# Nissan Altima GXE 93 Engine problems



## dexter4000 (May 29, 2005)

Hi , i have a altima gxe 1993 , with 145K , rand great so far but since 2 days ago it started having a really interesting problem which i cant resolve it. The car starts , and runs great , but if i drive it for like 10 minutes the engine will die for no reason. I started again and it started , after few minutes the engine died again , dies like it would not have power anymore . I checked the fuel pump , i thought that is broken and doesn't deliver gas but everything seems fine, it gets gas but it seems to me that for some reason that the power would cut off sometimes. Another thing is that it does this randomly . Sometimes would stop and will not start anymore, i would have to wait for like 5 minutes and then would start again. If anyone know anything about this cause please let me know .Thank you.


----------



## linxboy (May 29, 2005)

dexter4000 said:


> Hi , i have a altima gxe 1993 , with 145K , rand great so far but since 2 days ago it started having a really interesting problem which i cant resolve it. The car starts , and runs great , but if i drive it for like 10 minutes the engine will die for no reason. I started again and it started , after few minutes the engine died again , dies like it would not have power anymore . I checked the fuel pump , i thought that is broken and doesn't deliver gas but everything seems fine, it gets gas but it seems to me that for some reason that the power would cut off sometimes. Another thing is that it does this randomly . Sometimes would stop and will not start anymore, i would have to wait for like 5 minutes and then would start again. If anyone know anything about this cause please let me know .Thank you.

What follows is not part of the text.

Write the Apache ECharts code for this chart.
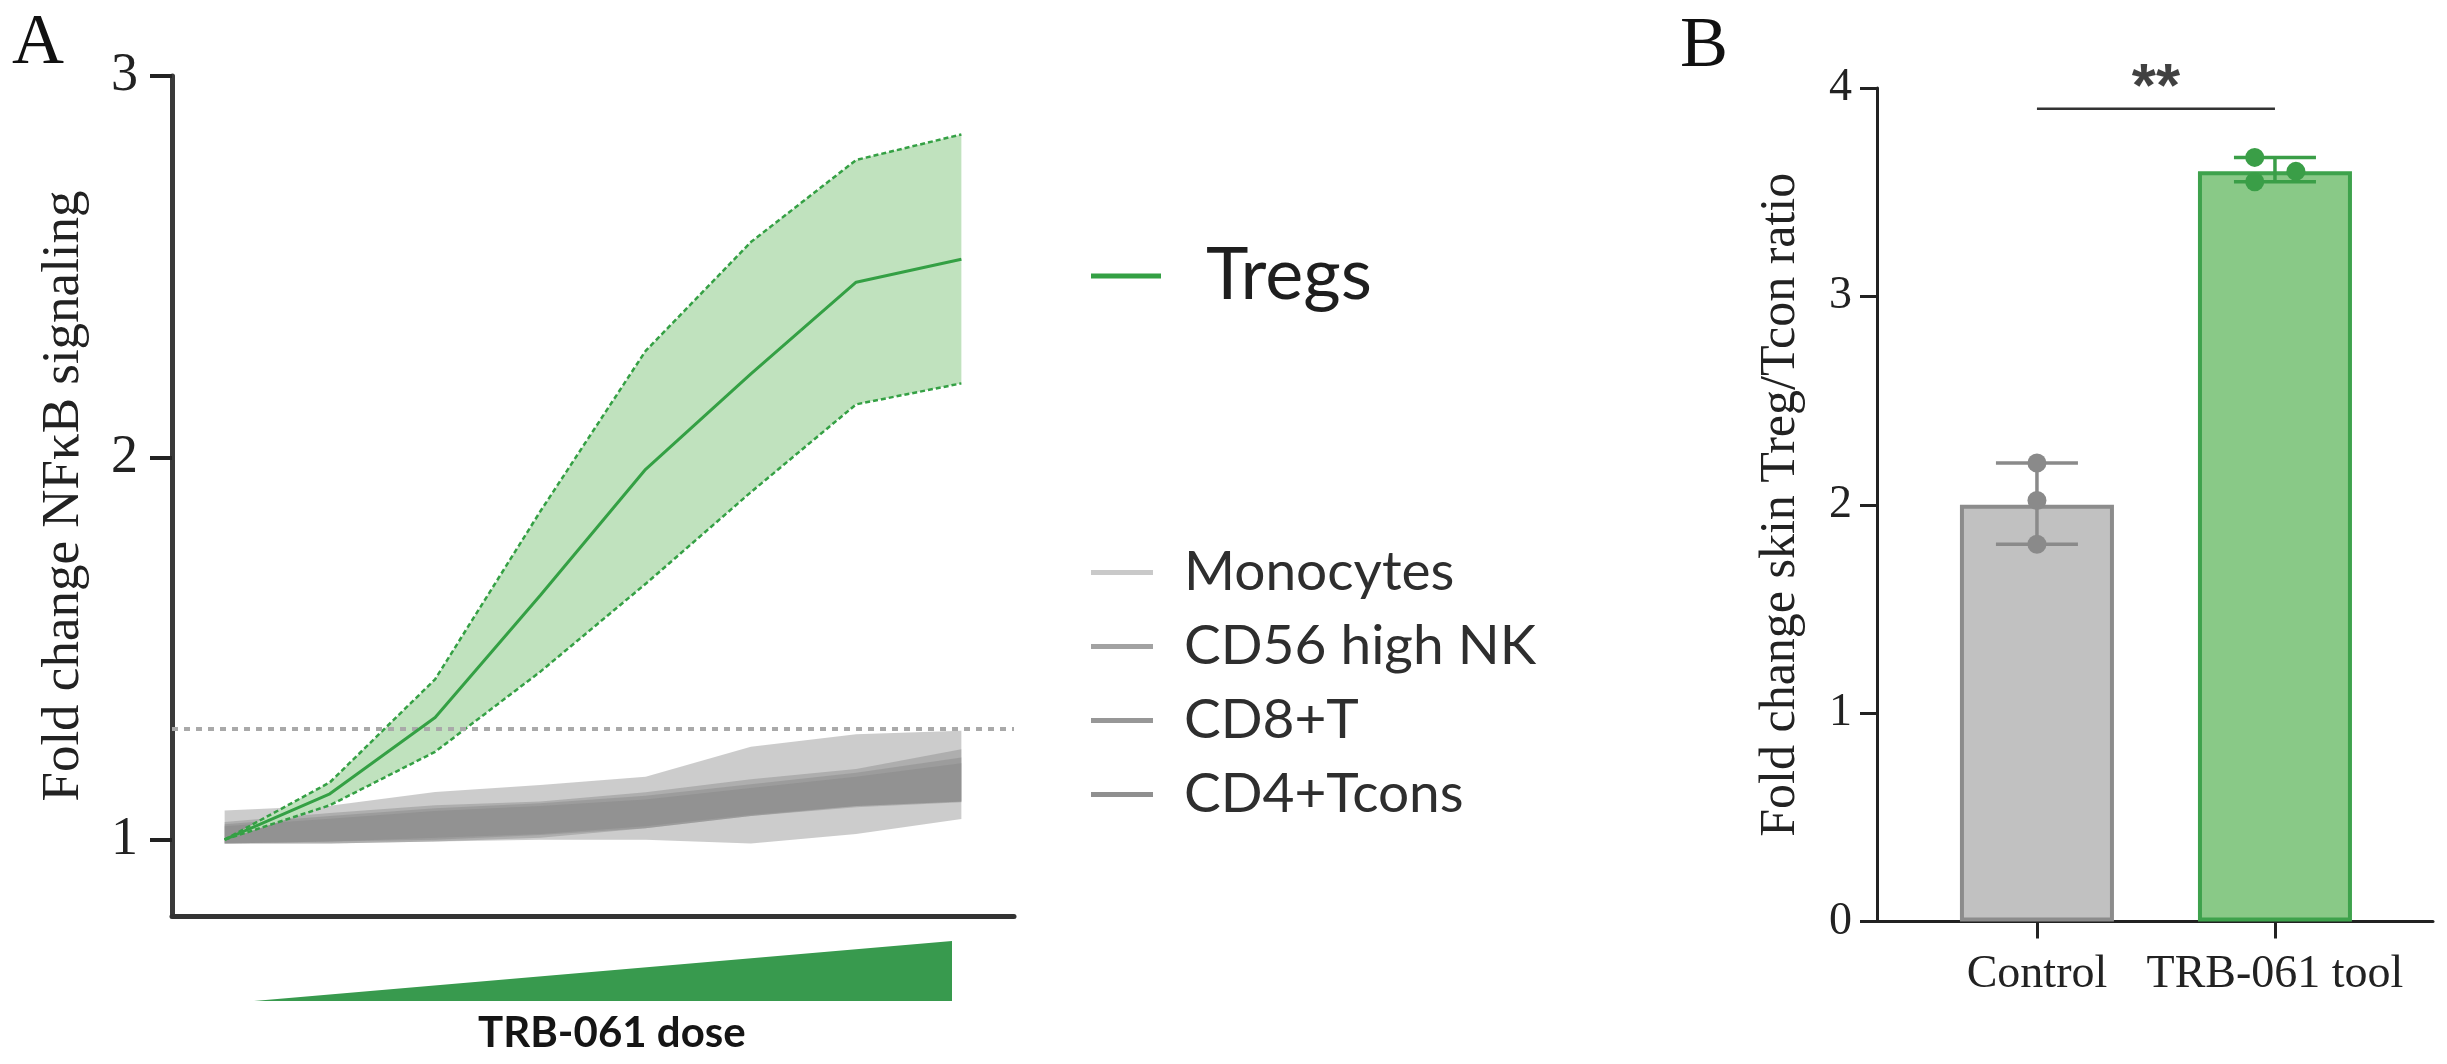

Hi I am new to the forum but am experiencing the exact problem with 93 altima SE. I have been at it for a few weeks. So far a local mechanic replaced the Power Transistor, and the Distriubtor. the car ran fine and then stalled. I found that there was no power coming to the distributor. It is now at a nissan dealer aand he adjusted the timing which he says was retarded. then he checked the coil, even swapping it out for a new and then back to the old. It started and ran fine either way. the problem is so intermittment he is stumped as well. he says a service bulletin suggest a problem with the engine control Module. Something about the white wire. He as had it for a week and it started the first day but not the second. started the third and has been running all week. very frustrating.


----------